__Material provided__:
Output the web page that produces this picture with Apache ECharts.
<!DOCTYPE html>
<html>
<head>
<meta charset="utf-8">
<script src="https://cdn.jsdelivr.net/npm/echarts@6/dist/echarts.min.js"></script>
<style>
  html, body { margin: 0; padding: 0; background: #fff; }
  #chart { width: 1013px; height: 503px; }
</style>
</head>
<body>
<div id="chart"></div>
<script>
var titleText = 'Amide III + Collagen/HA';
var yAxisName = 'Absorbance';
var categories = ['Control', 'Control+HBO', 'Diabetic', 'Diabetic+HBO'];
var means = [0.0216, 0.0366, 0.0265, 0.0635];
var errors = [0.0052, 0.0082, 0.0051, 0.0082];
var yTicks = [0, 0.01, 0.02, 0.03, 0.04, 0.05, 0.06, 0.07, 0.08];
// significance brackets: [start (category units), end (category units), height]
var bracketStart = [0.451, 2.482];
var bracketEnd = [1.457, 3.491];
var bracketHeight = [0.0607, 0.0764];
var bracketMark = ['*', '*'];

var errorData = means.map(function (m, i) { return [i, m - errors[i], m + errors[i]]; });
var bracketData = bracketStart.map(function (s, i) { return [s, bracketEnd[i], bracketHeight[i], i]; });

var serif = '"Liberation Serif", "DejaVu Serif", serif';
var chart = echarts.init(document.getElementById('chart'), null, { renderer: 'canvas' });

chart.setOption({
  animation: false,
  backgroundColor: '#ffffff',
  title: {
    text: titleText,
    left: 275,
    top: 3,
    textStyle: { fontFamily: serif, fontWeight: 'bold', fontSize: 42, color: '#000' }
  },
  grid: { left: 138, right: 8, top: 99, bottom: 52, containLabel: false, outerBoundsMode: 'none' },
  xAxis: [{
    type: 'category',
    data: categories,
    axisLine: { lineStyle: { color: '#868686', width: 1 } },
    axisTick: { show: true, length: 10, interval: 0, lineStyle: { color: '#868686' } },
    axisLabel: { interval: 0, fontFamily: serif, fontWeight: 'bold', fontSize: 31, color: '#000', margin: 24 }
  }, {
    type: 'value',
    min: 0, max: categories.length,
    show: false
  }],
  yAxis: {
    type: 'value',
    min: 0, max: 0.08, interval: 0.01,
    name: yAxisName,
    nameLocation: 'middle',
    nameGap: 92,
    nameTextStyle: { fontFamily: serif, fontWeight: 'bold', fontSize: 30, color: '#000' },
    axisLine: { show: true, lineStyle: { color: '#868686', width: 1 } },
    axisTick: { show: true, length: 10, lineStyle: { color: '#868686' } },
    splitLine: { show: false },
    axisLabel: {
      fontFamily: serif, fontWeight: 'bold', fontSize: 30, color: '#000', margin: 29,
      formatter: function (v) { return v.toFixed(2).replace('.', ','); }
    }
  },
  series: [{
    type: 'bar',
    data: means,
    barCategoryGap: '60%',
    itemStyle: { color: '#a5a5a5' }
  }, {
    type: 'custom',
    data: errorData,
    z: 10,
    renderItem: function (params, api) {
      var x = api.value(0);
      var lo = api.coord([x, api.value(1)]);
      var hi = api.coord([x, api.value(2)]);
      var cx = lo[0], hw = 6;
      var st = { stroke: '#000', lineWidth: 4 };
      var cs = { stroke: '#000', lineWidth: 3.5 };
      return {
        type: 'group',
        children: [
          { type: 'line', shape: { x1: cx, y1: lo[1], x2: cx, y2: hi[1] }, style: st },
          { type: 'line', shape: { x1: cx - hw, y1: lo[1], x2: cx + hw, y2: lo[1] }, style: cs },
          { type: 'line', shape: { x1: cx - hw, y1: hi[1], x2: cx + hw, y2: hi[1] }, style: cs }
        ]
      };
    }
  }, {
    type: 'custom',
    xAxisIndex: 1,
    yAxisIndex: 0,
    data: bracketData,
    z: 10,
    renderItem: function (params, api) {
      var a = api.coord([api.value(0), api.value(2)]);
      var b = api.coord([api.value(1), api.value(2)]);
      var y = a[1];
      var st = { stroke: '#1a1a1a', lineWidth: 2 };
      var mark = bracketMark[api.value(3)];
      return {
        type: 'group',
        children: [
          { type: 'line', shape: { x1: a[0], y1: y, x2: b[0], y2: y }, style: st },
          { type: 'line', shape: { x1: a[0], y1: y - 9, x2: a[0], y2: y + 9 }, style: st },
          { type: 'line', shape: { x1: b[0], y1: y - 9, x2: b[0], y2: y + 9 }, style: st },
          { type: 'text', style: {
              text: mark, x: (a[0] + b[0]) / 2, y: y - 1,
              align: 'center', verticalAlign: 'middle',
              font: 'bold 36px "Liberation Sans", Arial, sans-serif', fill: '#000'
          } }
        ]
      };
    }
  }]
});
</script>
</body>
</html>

--

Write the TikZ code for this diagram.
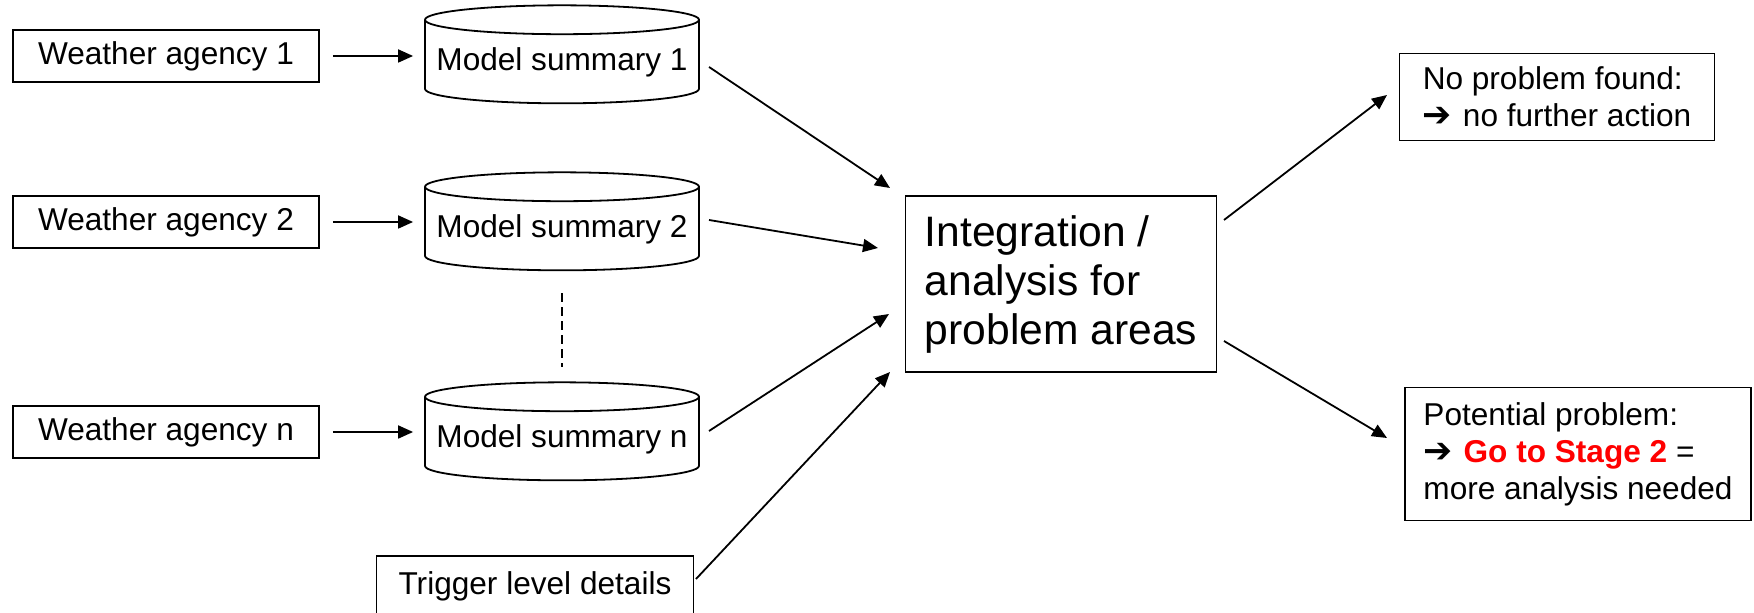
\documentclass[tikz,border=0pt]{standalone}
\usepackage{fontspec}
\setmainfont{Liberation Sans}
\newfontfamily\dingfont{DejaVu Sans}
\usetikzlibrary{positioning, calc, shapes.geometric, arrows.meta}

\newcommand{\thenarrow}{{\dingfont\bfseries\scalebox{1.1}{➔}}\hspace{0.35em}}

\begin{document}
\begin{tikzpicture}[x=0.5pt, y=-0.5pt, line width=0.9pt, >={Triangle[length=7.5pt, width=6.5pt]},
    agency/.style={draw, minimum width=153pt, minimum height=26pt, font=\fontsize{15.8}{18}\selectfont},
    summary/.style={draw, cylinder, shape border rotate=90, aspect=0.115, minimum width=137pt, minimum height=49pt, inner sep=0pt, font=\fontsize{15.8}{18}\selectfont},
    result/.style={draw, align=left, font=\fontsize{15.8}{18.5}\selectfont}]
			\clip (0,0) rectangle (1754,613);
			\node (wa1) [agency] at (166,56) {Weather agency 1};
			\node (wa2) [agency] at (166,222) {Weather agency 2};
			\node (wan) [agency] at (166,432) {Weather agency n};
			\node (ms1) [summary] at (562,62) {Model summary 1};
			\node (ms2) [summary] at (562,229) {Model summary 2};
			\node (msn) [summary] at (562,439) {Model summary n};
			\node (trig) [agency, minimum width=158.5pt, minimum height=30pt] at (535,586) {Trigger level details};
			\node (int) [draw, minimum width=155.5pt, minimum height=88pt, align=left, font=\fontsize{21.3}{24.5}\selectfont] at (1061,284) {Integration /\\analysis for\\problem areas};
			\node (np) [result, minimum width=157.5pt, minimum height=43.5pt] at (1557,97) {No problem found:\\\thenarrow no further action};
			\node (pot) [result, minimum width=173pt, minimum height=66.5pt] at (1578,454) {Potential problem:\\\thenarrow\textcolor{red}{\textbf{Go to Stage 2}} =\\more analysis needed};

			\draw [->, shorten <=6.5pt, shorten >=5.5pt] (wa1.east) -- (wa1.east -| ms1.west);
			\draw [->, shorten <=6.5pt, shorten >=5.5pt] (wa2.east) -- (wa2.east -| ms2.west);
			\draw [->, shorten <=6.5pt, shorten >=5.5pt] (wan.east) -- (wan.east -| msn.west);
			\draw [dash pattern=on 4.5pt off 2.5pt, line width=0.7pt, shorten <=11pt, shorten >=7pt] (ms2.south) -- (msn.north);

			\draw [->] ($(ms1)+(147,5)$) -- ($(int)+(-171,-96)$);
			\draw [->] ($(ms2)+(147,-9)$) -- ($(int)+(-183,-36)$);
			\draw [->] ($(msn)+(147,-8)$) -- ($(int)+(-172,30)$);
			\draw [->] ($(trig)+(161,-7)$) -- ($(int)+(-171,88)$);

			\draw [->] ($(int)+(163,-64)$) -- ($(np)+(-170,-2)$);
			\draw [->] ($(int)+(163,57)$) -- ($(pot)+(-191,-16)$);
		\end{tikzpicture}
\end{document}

__Given instruction__: Pull out and copy each line containing the string "this".

__Result__:
Output the web page that produces this picture with Apache ECharts.
Write the TikZ code for this diagram.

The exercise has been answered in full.